**What you are asked to do:** Could you write out every record below exactly, leaving out any pictures?

**Data to use:**
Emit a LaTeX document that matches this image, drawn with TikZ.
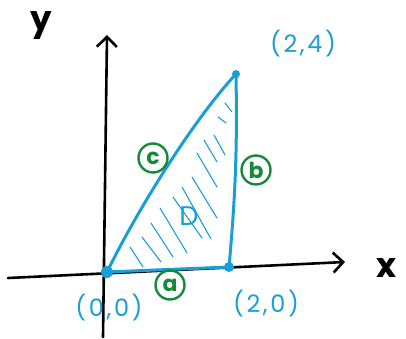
\documentclass[tikz,border=0pt]{standalone}
\usepackage{fontspec}
\setmainfont{Poppins}
\usetikzlibrary{arrows.meta}
\definecolor{cy}{HTML}{1A9ED6}
\definecolor{gr}{HTML}{178A3A}
\begin{document}
\begin{tikzpicture}[x=1pt,y=-1pt,
  axis/.style={line width=2.6pt,line cap=round,-{Straight Barb[length=10pt,width=20pt,line width=2.6pt]}},
  edge/.style={cy,line width=3pt,line cap=round},
  hatch/.style={cy,line width=1.1pt,line cap=round},
  dot/.style={circle,fill=cy,inner sep=0pt,minimum size=#1},
  lbl/.style={cy,font=\fontsize{24}{24}\selectfont\addfontfeatures{LetterSpace=11}},
  axl/.style={font=\fontsize{34}{34}\selectfont\bfseries},
  circ/.style={gr,draw=gr,circle,line width=2.4pt,inner sep=1pt,minimum size=29pt,font=\fontsize{22}{22}\selectfont\bfseries}]
\useasboundingbox (0,0) rectangle (406,339);
% axes
\coordinate (xs) at (8,278);
\coordinate (xe) at (345,262);
\coordinate (ys) at (103,337);
\coordinate (ye) at (107,35);
\draw[axis] (xs) -- (xe);
\draw[axis] (ys) -- (ye);
\node[axl] (xl) at (386,268) {x};
\node[axl] (yl) at (41,26) {y};
% vertices
\node[dot=12pt] (O) at (107,272) {};
\node[dot=10pt] (A) at (229,267) {};
\node[dot=8pt] (B) at (236,74) {};
% hatching
\foreach \a/\b/\c/\d in {225/103/232/112, 218/117/226/123, 214/135/225/155, 204/140/217/162,
  197/153/217/187, 192/177/217/218, 182/187/211/239, 173/197/202/238,
  160/208/187/253, 151/223/173/257, 142/237/161/262, 130/247/143/267}
  \draw[hatch] (\a,\b) -- (\c,\d);
% edges
\draw[edge] (O.center) -- (A.center);
\draw[edge] (B.center) to[bend left=3] (A.center);
\draw[edge] (O.center) .. controls (140,205) and (195,118) .. (B.center);
% labels
\node[lbl] (l24) at (303,44) {(2,4)};
\node[lbl] (l00) at (109,308) {(0,0)};
\node[lbl] (l20) at (266,304) {(2,0)};
\node[cy,font=\fontsize{27}{27}\selectfont] (D) at (189,216) {D};
\node[circ] (ca) at (170,285) {a};
\node[circ] (cb) at (256,170) {b};
\node[circ] (cc) at (153,158) {c};
\end{tikzpicture}
\end{document}
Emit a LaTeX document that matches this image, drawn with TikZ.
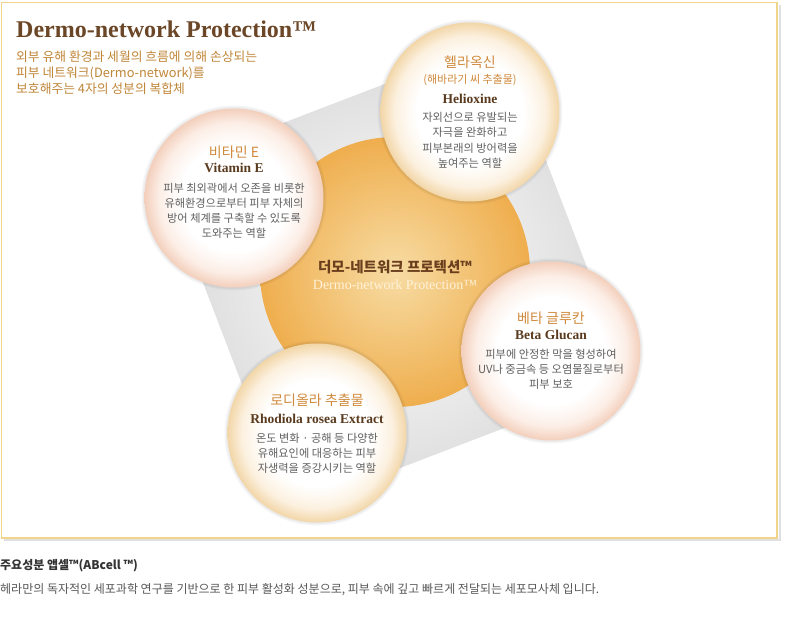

**Response to this task:**
Emit a LaTeX document that matches this image, drawn with TikZ.
\documentclass[tikz,border=0pt]{standalone}
\usepackage{fontspec}
\setmainfont{Poppins}
\usetikzlibrary{arrows.meta}
\definecolor{cy}{HTML}{1A9ED6}
\definecolor{gr}{HTML}{178A3A}
\begin{document}
\begin{tikzpicture}[x=1pt,y=-1pt,
  axis/.style={line width=2.6pt,line cap=round,-{Straight Barb[length=10pt,width=20pt,line width=2.6pt]}},
  edge/.style={cy,line width=3pt,line cap=round},
  hatch/.style={cy,line width=1.1pt,line cap=round},
  dot/.style={circle,fill=cy,inner sep=0pt,minimum size=#1},
  lbl/.style={cy,font=\fontsize{24}{24}\selectfont\addfontfeatures{LetterSpace=11}},
  axl/.style={font=\fontsize{34}{34}\selectfont\bfseries},
  circ/.style={gr,draw=gr,circle,line width=2.4pt,inner sep=1pt,minimum size=29pt,font=\fontsize{22}{22}\selectfont\bfseries}]
\useasboundingbox (0,0) rectangle (406,339);
% axes
\coordinate (xs) at (8,278);
\coordinate (xe) at (345,262);
\coordinate (ys) at (103,337);
\coordinate (ye) at (107,35);
\draw[axis] (xs) -- (xe);
\draw[axis] (ys) -- (ye);
\node[axl] (xl) at (386,268) {x};
\node[axl] (yl) at (41,26) {y};
% vertices
\node[dot=12pt] (O) at (107,272) {};
\node[dot=10pt] (A) at (229,267) {};
\node[dot=8pt] (B) at (236,74) {};
% hatching
\foreach \a/\b/\c/\d in {225/103/232/112, 218/117/226/123, 214/135/225/155, 204/140/217/162,
  197/153/217/187, 192/177/217/218, 182/187/211/239, 173/197/202/238,
  160/208/187/253, 151/223/173/257, 142/237/161/262, 130/247/143/267}
  \draw[hatch] (\a,\b) -- (\c,\d);
% edges
\draw[edge] (O.center) -- (A.center);
\draw[edge] (B.center) to[bend left=3] (A.center);
\draw[edge] (O.center) .. controls (140,205) and (195,118) .. (B.center);
% labels
\node[lbl] (l24) at (303,44) {(2,4)};
\node[lbl] (l00) at (109,308) {(0,0)};
\node[lbl] (l20) at (266,304) {(2,0)};
\node[cy,font=\fontsize{27}{27}\selectfont] (D) at (189,216) {D};
\node[circ] (ca) at (170,285) {a};
\node[circ] (cb) at (256,170) {b};
\node[circ] (cc) at (153,158) {c};
\end{tikzpicture}
\end{document}
Emit a LaTeX document that matches this image, drawn with TikZ.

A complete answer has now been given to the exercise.